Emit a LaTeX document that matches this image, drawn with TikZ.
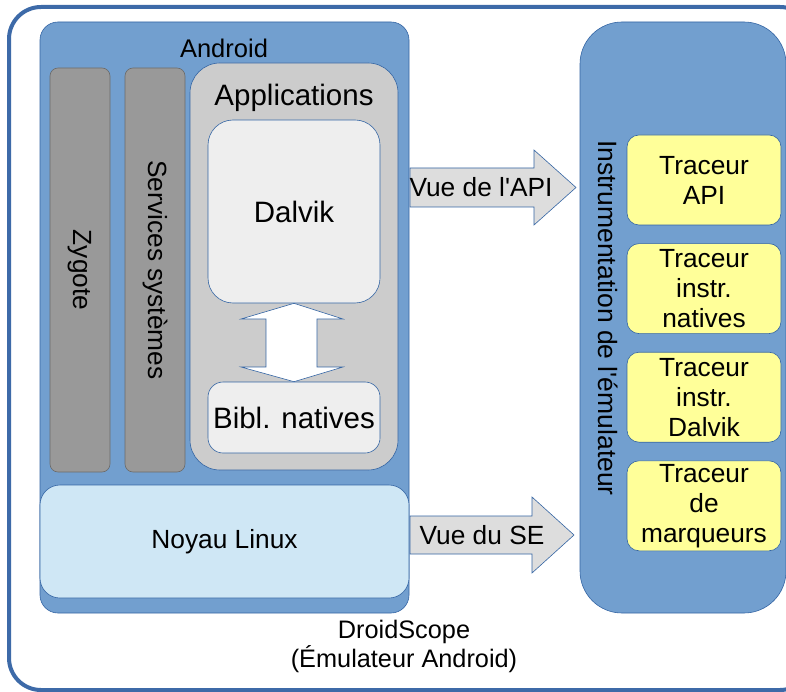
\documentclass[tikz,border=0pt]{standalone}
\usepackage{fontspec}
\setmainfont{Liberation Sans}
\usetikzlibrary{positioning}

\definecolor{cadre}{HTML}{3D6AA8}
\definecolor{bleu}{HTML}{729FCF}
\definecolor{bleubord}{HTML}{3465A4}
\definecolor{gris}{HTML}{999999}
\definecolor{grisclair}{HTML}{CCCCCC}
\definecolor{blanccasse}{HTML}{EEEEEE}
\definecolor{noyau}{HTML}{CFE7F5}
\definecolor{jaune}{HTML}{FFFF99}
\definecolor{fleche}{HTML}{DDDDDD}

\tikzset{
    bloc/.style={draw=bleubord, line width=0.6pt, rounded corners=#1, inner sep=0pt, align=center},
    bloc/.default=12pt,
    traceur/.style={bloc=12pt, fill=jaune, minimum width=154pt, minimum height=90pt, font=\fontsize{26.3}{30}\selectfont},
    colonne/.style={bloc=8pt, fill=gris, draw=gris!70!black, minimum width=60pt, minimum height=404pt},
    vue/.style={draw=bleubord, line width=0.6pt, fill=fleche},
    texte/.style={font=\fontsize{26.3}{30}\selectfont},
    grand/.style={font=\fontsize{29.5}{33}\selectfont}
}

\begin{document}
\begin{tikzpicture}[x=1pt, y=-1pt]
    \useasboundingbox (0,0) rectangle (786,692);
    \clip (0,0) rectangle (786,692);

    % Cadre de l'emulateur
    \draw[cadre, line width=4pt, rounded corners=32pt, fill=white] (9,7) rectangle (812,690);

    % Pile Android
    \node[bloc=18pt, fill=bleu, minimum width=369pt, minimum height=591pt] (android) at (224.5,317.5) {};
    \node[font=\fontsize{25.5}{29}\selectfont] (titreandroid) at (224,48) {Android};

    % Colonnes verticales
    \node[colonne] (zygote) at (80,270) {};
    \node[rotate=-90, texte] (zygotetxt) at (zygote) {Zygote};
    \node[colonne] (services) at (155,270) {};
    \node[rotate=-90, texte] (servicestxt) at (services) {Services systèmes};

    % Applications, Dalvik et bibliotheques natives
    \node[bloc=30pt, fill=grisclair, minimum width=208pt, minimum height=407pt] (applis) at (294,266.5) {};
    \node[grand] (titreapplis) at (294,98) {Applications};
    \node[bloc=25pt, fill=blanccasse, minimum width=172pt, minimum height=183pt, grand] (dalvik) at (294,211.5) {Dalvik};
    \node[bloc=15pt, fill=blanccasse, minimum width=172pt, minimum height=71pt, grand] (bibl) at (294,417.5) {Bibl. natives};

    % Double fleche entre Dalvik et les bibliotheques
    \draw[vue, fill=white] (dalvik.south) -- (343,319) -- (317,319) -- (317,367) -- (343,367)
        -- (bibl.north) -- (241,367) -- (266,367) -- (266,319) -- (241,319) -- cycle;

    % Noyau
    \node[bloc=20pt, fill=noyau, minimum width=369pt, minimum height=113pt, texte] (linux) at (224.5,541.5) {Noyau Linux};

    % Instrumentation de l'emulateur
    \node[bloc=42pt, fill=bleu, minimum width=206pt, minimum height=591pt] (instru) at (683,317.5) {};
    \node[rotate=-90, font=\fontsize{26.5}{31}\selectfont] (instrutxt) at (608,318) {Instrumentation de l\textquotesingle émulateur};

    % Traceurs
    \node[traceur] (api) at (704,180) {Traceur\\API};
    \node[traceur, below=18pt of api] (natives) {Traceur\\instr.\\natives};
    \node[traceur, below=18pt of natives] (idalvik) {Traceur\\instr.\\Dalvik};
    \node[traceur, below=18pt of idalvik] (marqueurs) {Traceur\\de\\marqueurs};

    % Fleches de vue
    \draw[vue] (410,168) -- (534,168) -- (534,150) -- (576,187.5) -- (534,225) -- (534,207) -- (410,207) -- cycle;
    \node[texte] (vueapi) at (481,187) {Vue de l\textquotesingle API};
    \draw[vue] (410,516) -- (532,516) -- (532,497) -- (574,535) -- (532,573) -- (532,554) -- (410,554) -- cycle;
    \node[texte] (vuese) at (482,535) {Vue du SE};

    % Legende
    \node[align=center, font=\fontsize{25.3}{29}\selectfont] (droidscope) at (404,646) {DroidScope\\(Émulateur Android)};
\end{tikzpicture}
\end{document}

+---+

### Short task
Reproduce each line exactly, please, except for any pictures.

### Exercise response
Emit a LaTeX document that matches this image, drawn with TikZ.
\documentclass[tikz,border=0pt]{standalone}
\usepackage{fontspec}
\setmainfont{Liberation Sans}
\usetikzlibrary{positioning}

\definecolor{cadre}{HTML}{3D6AA8}
\definecolor{bleu}{HTML}{729FCF}
\definecolor{bleubord}{HTML}{3465A4}
\definecolor{gris}{HTML}{999999}
\definecolor{grisclair}{HTML}{CCCCCC}
\definecolor{blanccasse}{HTML}{EEEEEE}
\definecolor{noyau}{HTML}{CFE7F5}
\definecolor{jaune}{HTML}{FFFF99}
\definecolor{fleche}{HTML}{DDDDDD}

\tikzset{
    bloc/.style={draw=bleubord, line width=0.6pt, rounded corners=#1, inner sep=0pt, align=center},
    bloc/.default=12pt,
    traceur/.style={bloc=12pt, fill=jaune, minimum width=154pt, minimum height=90pt, font=\fontsize{26.3}{30}\selectfont},
    colonne/.style={bloc=8pt, fill=gris, draw=gris!70!black, minimum width=60pt, minimum height=404pt},
    vue/.style={draw=bleubord, line width=0.6pt, fill=fleche},
    texte/.style={font=\fontsize{26.3}{30}\selectfont},
    grand/.style={font=\fontsize{29.5}{33}\selectfont}
}

\begin{document}
\begin{tikzpicture}[x=1pt, y=-1pt]
    \useasboundingbox (0,0) rectangle (786,692);
    \clip (0,0) rectangle (786,692);

    % Cadre de l'emulateur
    \draw[cadre, line width=4pt, rounded corners=32pt, fill=white] (9,7) rectangle (812,690);

    % Pile Android
    \node[bloc=18pt, fill=bleu, minimum width=369pt, minimum height=591pt] (android) at (224.5,317.5) {};
    \node[font=\fontsize{25.5}{29}\selectfont] (titreandroid) at (224,48) {Android};

    % Colonnes verticales
    \node[colonne] (zygote) at (80,270) {};
    \node[rotate=-90, texte] (zygotetxt) at (zygote) {Zygote};
    \node[colonne] (services) at (155,270) {};
    \node[rotate=-90, texte] (servicestxt) at (services) {Services systèmes};

    % Applications, Dalvik et bibliotheques natives
    \node[bloc=30pt, fill=grisclair, minimum width=208pt, minimum height=407pt] (applis) at (294,266.5) {};
    \node[grand] (titreapplis) at (294,98) {Applications};
    \node[bloc=25pt, fill=blanccasse, minimum width=172pt, minimum height=183pt, grand] (dalvik) at (294,211.5) {Dalvik};
    \node[bloc=15pt, fill=blanccasse, minimum width=172pt, minimum height=71pt, grand] (bibl) at (294,417.5) {Bibl. natives};

    % Double fleche entre Dalvik et les bibliotheques
    \draw[vue, fill=white] (dalvik.south) -- (343,319) -- (317,319) -- (317,367) -- (343,367)
        -- (bibl.north) -- (241,367) -- (266,367) -- (266,319) -- (241,319) -- cycle;

    % Noyau
    \node[bloc=20pt, fill=noyau, minimum width=369pt, minimum height=113pt, texte] (linux) at (224.5,541.5) {Noyau Linux};

    % Instrumentation de l'emulateur
    \node[bloc=42pt, fill=bleu, minimum width=206pt, minimum height=591pt] (instru) at (683,317.5) {};
    \node[rotate=-90, font=\fontsize{26.5}{31}\selectfont] (instrutxt) at (608,318) {Instrumentation de l\textquotesingle émulateur};

    % Traceurs
    \node[traceur] (api) at (704,180) {Traceur\\API};
    \node[traceur, below=18pt of api] (natives) {Traceur\\instr.\\natives};
    \node[traceur, below=18pt of natives] (idalvik) {Traceur\\instr.\\Dalvik};
    \node[traceur, below=18pt of idalvik] (marqueurs) {Traceur\\de\\marqueurs};

    % Fleches de vue
    \draw[vue] (410,168) -- (534,168) -- (534,150) -- (576,187.5) -- (534,225) -- (534,207) -- (410,207) -- cycle;
    \node[texte] (vueapi) at (481,187) {Vue de l\textquotesingle API};
    \draw[vue] (410,516) -- (532,516) -- (532,497) -- (574,535) -- (532,573) -- (532,554) -- (410,554) -- cycle;
    \node[texte] (vuese) at (482,535) {Vue du SE};

    % Legende
    \node[align=center, font=\fontsize{25.3}{29}\selectfont] (droidscope) at (404,646) {DroidScope\\(Émulateur Android)};
\end{tikzpicture}
\end{document}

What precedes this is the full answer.